Supplied data:
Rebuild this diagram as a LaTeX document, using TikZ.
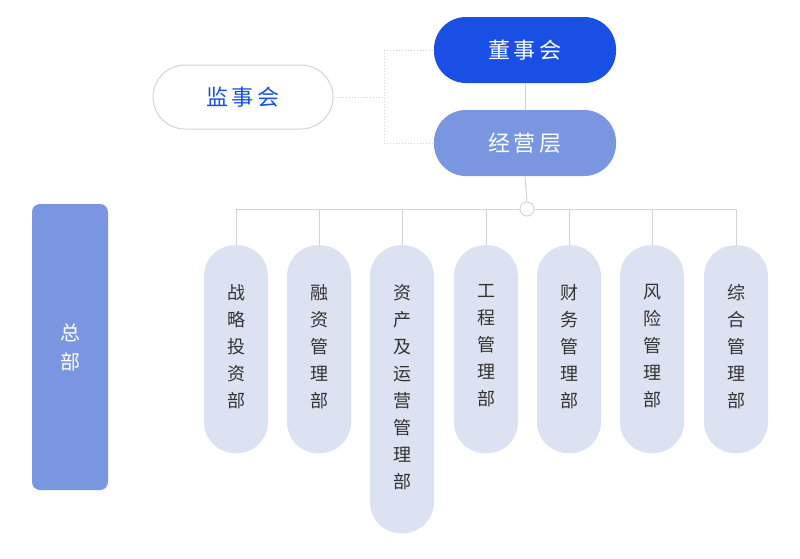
\documentclass[tikz,border=0pt]{standalone}
\usepackage{fontspec}
\newfontfamily\cjk{Noto Sans CJK SC}
\definecolor{deepblue}{HTML}{1A4FE6}
\definecolor{midblue}{HTML}{7B96E0}
\definecolor{pale}{HTML}{DDE2F2}
\definecolor{lgray}{HTML}{D4D4D4}
\definecolor{txt}{HTML}{333333}
\begin{document}
\begin{tikzpicture}[x=1pt,y=-1pt,
  pill/.style={rounded corners=32pt,minimum width=182pt,minimum height=66pt,font=\cjk\fontsize{22}{24}\selectfont},
  dept/.style={fill=pale,rounded corners=31pt,minimum width=64pt,anchor=north},
  dtext/.style={font=\cjk\fontsize{18}{27}\selectfont,text=txt,align=center,anchor=north,inner sep=0pt},
  conn/.style={draw=lgray,line width=1pt}]
\useasboundingbox (0,0) rectangle (800,558);
\node[pill,draw=lgray,line width=1pt,fill=white,minimum width=180pt,minimum height=64pt,text=deepblue] (jsh) at (243,97) {监\,事\,会};
\node[pill,fill=deepblue,text=white] (dsh) at (525,50) {董\,事\,会};
\node[pill,fill=midblue,text=white] (jyc) at (525,143) {经\,营\,层};
\coordinate (j1) at (384,97);
\draw[lgray,line width=1pt,dotted] (jsh.east) -- (j1) (384,50) -- (384,143);
\draw[lgray,line width=1pt,dotted] (384,50) -- (dsh.west);
\draw[lgray,line width=1pt,dotted] (384,143) -- (jyc.west);
\draw[conn] (dsh.south) -- (jyc.north);
\node[circle,draw=lgray,line width=1pt,fill=white,minimum size=14pt,inner sep=0pt] (hub) at (527,209) {};
\draw[conn] (jyc.south) -- (hub.north);
\draw[conn] (236,209) -- (hub.west) (hub.east) -- (736,209);
\node[fill=midblue,rounded corners=8pt,minimum width=76pt,minimum height=286pt] (zb) at (70,347) {};
\node[font=\cjk\fontsize{20}{29}\selectfont,text=white,align=center] (zbt) at (70,347) {总\\部};
\foreach \n/\x/\h/\t in {a/236/208/{战\\略\\投\\资\\部},b/319/208/{融\\资\\管\\理\\部},c/402/288/{资\\产\\及\\运\\营\\管\\理\\部},d/486/208/{工\\程\\管\\理\\部},e/569/208/{财\\务\\管\\理\\部},f/652/208/{风\\险\\管\\理\\部},g/736/208/{综\\合\\管\\理\\部}}{
  \node[dept,minimum height=\h pt] (\n) at (\x,245) {};
  \node[dtext] (\n t) at (\x,284) {\t};
  \draw[conn] (\x,209) -- (\n.north);
}
\end{tikzpicture}
\end{document}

Your instructions:
Every line above should be returned word for word, with the pictures left behind.

Right answer:
Rebuild this diagram as a LaTeX document, using TikZ.
\documentclass[tikz,border=0pt]{standalone}
\usepackage{fontspec}
\newfontfamily\cjk{Noto Sans CJK SC}
\definecolor{deepblue}{HTML}{1A4FE6}
\definecolor{midblue}{HTML}{7B96E0}
\definecolor{pale}{HTML}{DDE2F2}
\definecolor{lgray}{HTML}{D4D4D4}
\definecolor{txt}{HTML}{333333}
\begin{document}
\begin{tikzpicture}[x=1pt,y=-1pt,
  pill/.style={rounded corners=32pt,minimum width=182pt,minimum height=66pt,font=\cjk\fontsize{22}{24}\selectfont},
  dept/.style={fill=pale,rounded corners=31pt,minimum width=64pt,anchor=north},
  dtext/.style={font=\cjk\fontsize{18}{27}\selectfont,text=txt,align=center,anchor=north,inner sep=0pt},
  conn/.style={draw=lgray,line width=1pt}]
\useasboundingbox (0,0) rectangle (800,558);
\node[pill,draw=lgray,line width=1pt,fill=white,minimum width=180pt,minimum height=64pt,text=deepblue] (jsh) at (243,97) {监\,事\,会};
\node[pill,fill=deepblue,text=white] (dsh) at (525,50) {董\,事\,会};
\node[pill,fill=midblue,text=white] (jyc) at (525,143) {经\,营\,层};
\coordinate (j1) at (384,97);
\draw[lgray,line width=1pt,dotted] (jsh.east) -- (j1) (384,50) -- (384,143);
\draw[lgray,line width=1pt,dotted] (384,50) -- (dsh.west);
\draw[lgray,line width=1pt,dotted] (384,143) -- (jyc.west);
\draw[conn] (dsh.south) -- (jyc.north);
\node[circle,draw=lgray,line width=1pt,fill=white,minimum size=14pt,inner sep=0pt] (hub) at (527,209) {};
\draw[conn] (jyc.south) -- (hub.north);
\draw[conn] (236,209) -- (hub.west) (hub.east) -- (736,209);
\node[fill=midblue,rounded corners=8pt,minimum width=76pt,minimum height=286pt] (zb) at (70,347) {};
\node[font=\cjk\fontsize{20}{29}\selectfont,text=white,align=center] (zbt) at (70,347) {总\\部};
\foreach \n/\x/\h/\t in {a/236/208/{战\\略\\投\\资\\部},b/319/208/{融\\资\\管\\理\\部},c/402/288/{资\\产\\及\\运\\营\\管\\理\\部},d/486/208/{工\\程\\管\\理\\部},e/569/208/{财\\务\\管\\理\\部},f/652/208/{风\\险\\管\\理\\部},g/736/208/{综\\合\\管\\理\\部}}{
  \node[dept,minimum height=\h pt] (\n) at (\x,245) {};
  \node[dtext] (\n t) at (\x,284) {\t};
  \draw[conn] (\x,209) -- (\n.north);
}
\end{tikzpicture}
\end{document}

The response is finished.